The boys soccer team had to forfeit three games midway through the district race because of what coach Frank Gidwani says was “a misinterpretation of the eligibility rules.” The misinterpretation made a transfer student and team member from Mexico ineligible.

“It was frustrating,” Gearing says. “We played so well. But we’ve answered. We haven’t lost a game since that happened.”

Despite the setback, the team still made the playoffs. Going into the season finale against Plano, the Wildcats were officially 5-4 in district (7-1 on the field, but 0-3 in legalities).

Wildcats soccer player Alan Gearing was sought by San Diego State and USC, but finally decided on SMU. His all-around play is likely to earn him several post-season honors.

Talk About Bad Breaks

The LHHS girls soccer had lost only two games this season going into their finale against Plano, but those two losses were enough to spoil their playoff chances.

First-year head coach Alicia Heard’s team tied Plano and defeated and tied Plano East.

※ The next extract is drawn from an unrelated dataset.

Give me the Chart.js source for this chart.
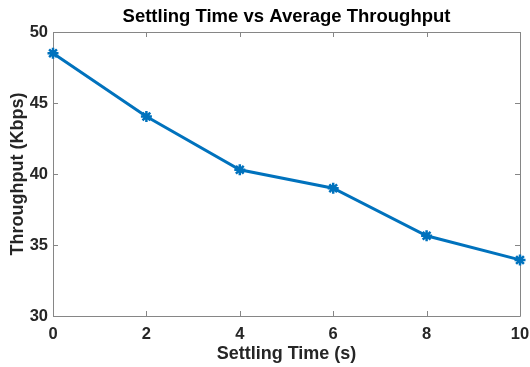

Starting the final week of the season, the Wildcats had a 10-1-4 record (5-1-2 in district play) and were rated No. 1 in the area by the Dallas Morning News poll. Despite this, they didn’t make the playoffs.

“But it was a great season,” Heard says. “The girls became a phenomenal team and have been great to coach.”

Senior Rachel Wilkinson scored 15 goals, and Heard cited Laura McClendon, Caren Vaughan and Liz Preskitt for outstanding defensive play.